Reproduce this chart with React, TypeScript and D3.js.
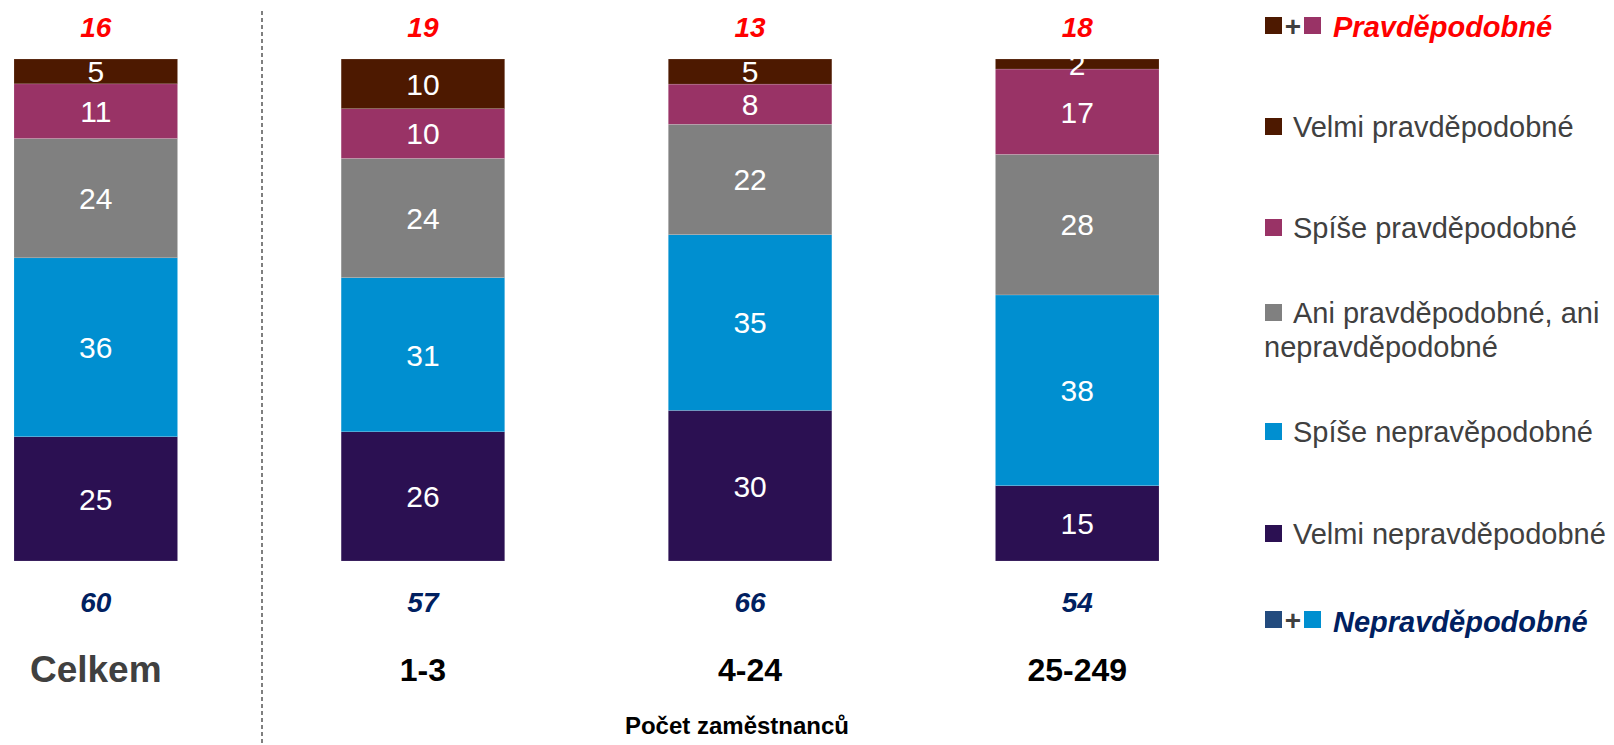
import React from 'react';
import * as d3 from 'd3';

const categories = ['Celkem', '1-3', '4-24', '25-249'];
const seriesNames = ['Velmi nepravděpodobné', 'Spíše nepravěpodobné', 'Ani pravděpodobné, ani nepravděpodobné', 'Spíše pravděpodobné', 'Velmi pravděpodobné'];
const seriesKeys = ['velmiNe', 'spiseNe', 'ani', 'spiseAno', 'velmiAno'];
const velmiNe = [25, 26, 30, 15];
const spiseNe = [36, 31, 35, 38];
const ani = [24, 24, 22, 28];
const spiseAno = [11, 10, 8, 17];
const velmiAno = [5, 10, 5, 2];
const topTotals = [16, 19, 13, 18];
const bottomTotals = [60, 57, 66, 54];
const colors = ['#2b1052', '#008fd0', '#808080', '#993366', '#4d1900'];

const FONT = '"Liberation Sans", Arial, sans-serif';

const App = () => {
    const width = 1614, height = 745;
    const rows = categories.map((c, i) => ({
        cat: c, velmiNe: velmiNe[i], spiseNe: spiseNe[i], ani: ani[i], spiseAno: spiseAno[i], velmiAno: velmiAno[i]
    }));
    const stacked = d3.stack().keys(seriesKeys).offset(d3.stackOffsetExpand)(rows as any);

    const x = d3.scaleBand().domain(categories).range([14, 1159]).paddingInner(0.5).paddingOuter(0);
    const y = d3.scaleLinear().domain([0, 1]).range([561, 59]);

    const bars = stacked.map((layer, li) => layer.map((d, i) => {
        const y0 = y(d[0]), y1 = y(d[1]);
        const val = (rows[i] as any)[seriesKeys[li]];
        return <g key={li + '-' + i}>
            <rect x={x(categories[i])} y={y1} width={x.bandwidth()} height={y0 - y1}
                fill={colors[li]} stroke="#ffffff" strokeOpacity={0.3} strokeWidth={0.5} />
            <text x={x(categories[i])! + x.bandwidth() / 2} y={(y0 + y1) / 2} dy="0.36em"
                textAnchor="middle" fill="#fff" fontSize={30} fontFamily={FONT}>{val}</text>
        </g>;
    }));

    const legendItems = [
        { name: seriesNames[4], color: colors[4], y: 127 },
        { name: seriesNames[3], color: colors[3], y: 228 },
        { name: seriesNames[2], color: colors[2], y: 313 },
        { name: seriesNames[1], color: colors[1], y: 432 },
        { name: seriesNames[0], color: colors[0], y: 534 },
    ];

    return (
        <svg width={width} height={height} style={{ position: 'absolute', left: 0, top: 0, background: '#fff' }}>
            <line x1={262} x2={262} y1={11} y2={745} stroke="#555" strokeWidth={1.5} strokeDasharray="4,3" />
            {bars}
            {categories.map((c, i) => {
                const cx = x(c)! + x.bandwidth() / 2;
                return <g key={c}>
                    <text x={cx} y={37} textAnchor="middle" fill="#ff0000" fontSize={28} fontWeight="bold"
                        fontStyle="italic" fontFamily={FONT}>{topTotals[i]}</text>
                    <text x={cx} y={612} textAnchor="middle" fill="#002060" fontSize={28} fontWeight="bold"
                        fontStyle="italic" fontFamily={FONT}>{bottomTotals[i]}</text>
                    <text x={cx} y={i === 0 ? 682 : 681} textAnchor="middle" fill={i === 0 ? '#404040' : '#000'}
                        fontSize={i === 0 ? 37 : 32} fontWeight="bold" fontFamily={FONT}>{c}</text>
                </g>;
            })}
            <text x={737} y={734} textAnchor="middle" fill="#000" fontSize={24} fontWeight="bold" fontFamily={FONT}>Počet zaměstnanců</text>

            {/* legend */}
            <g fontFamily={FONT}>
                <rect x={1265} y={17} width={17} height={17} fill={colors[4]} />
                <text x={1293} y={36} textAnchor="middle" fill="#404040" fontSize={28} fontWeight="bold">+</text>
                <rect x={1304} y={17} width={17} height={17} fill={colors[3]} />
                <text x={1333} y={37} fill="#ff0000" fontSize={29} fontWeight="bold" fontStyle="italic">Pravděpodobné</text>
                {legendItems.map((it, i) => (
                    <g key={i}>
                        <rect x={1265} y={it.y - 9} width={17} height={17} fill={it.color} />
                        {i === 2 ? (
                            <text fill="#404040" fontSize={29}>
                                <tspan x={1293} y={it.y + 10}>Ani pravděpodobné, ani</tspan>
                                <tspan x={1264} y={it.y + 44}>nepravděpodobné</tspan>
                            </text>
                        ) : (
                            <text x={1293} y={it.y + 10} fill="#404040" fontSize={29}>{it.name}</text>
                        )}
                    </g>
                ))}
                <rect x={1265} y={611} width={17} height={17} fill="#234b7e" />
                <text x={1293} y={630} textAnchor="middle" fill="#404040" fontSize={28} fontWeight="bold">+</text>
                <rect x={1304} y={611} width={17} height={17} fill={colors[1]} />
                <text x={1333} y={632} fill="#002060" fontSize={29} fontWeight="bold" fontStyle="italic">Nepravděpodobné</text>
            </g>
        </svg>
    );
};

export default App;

══════════

* Objective
Pictures are to be left out; repeat all the remaining data exactly.

* Output
Reproduce this chart with React, TypeScript and D3.js.
import React from 'react';
import * as d3 from 'd3';

const categories = ['Celkem', '1-3', '4-24', '25-249'];
const seriesNames = ['Velmi nepravděpodobné', 'Spíše nepravěpodobné', 'Ani pravděpodobné, ani nepravděpodobné', 'Spíše pravděpodobné', 'Velmi pravděpodobné'];
const seriesKeys = ['velmiNe', 'spiseNe', 'ani', 'spiseAno', 'velmiAno'];
const velmiNe = [25, 26, 30, 15];
const spiseNe = [36, 31, 35, 38];
const ani = [24, 24, 22, 28];
const spiseAno = [11, 10, 8, 17];
const velmiAno = [5, 10, 5, 2];
const topTotals = [16, 19, 13, 18];
const bottomTotals = [60, 57, 66, 54];
const colors = ['#2b1052', '#008fd0', '#808080', '#993366', '#4d1900'];

const FONT = '"Liberation Sans", Arial, sans-serif';

const App = () => {
    const width = 1614, height = 745;
    const rows = categories.map((c, i) => ({
        cat: c, velmiNe: velmiNe[i], spiseNe: spiseNe[i], ani: ani[i], spiseAno: spiseAno[i], velmiAno: velmiAno[i]
    }));
    const stacked = d3.stack().keys(seriesKeys).offset(d3.stackOffsetExpand)(rows as any);

    const x = d3.scaleBand().domain(categories).range([14, 1159]).paddingInner(0.5).paddingOuter(0);
    const y = d3.scaleLinear().domain([0, 1]).range([561, 59]);

    const bars = stacked.map((layer, li) => layer.map((d, i) => {
        const y0 = y(d[0]), y1 = y(d[1]);
        const val = (rows[i] as any)[seriesKeys[li]];
        return <g key={li + '-' + i}>
            <rect x={x(categories[i])} y={y1} width={x.bandwidth()} height={y0 - y1}
                fill={colors[li]} stroke="#ffffff" strokeOpacity={0.3} strokeWidth={0.5} />
            <text x={x(categories[i])! + x.bandwidth() / 2} y={(y0 + y1) / 2} dy="0.36em"
                textAnchor="middle" fill="#fff" fontSize={30} fontFamily={FONT}>{val}</text>
        </g>;
    }));

    const legendItems = [
        { name: seriesNames[4], color: colors[4], y: 127 },
        { name: seriesNames[3], color: colors[3], y: 228 },
        { name: seriesNames[2], color: colors[2], y: 313 },
        { name: seriesNames[1], color: colors[1], y: 432 },
        { name: seriesNames[0], color: colors[0], y: 534 },
    ];

    return (
        <svg width={width} height={height} style={{ position: 'absolute', left: 0, top: 0, background: '#fff' }}>
            <line x1={262} x2={262} y1={11} y2={745} stroke="#555" strokeWidth={1.5} strokeDasharray="4,3" />
            {bars}
            {categories.map((c, i) => {
                const cx = x(c)! + x.bandwidth() / 2;
                return <g key={c}>
                    <text x={cx} y={37} textAnchor="middle" fill="#ff0000" fontSize={28} fontWeight="bold"
                        fontStyle="italic" fontFamily={FONT}>{topTotals[i]}</text>
                    <text x={cx} y={612} textAnchor="middle" fill="#002060" fontSize={28} fontWeight="bold"
                        fontStyle="italic" fontFamily={FONT}>{bottomTotals[i]}</text>
                    <text x={cx} y={i === 0 ? 682 : 681} textAnchor="middle" fill={i === 0 ? '#404040' : '#000'}
                        fontSize={i === 0 ? 37 : 32} fontWeight="bold" fontFamily={FONT}>{c}</text>
                </g>;
            })}
            <text x={737} y={734} textAnchor="middle" fill="#000" fontSize={24} fontWeight="bold" fontFamily={FONT}>Počet zaměstnanců</text>

            {/* legend */}
            <g fontFamily={FONT}>
                <rect x={1265} y={17} width={17} height={17} fill={colors[4]} />
                <text x={1293} y={36} textAnchor="middle" fill="#404040" fontSize={28} fontWeight="bold">+</text>
                <rect x={1304} y={17} width={17} height={17} fill={colors[3]} />
                <text x={1333} y={37} fill="#ff0000" fontSize={29} fontWeight="bold" fontStyle="italic">Pravděpodobné</text>
                {legendItems.map((it, i) => (
                    <g key={i}>
                        <rect x={1265} y={it.y - 9} width={17} height={17} fill={it.color} />
                        {i === 2 ? (
                            <text fill="#404040" fontSize={29}>
                                <tspan x={1293} y={it.y + 10}>Ani pravděpodobné, ani</tspan>
                                <tspan x={1264} y={it.y + 44}>nepravděpodobné</tspan>
                            </text>
                        ) : (
                            <text x={1293} y={it.y + 10} fill="#404040" fontSize={29}>{it.name}</text>
                        )}
                    </g>
                ))}
                <rect x={1265} y={611} width={17} height={17} fill="#234b7e" />
                <text x={1293} y={630} textAnchor="middle" fill="#404040" fontSize={28} fontWeight="bold">+</text>
                <rect x={1304} y={611} width={17} height={17} fill={colors[1]} />
                <text x={1333} y={632} fill="#002060" fontSize={29} fontWeight="bold" fontStyle="italic">Nepravděpodobné</text>
            </g>
        </svg>
    );
};

export default App;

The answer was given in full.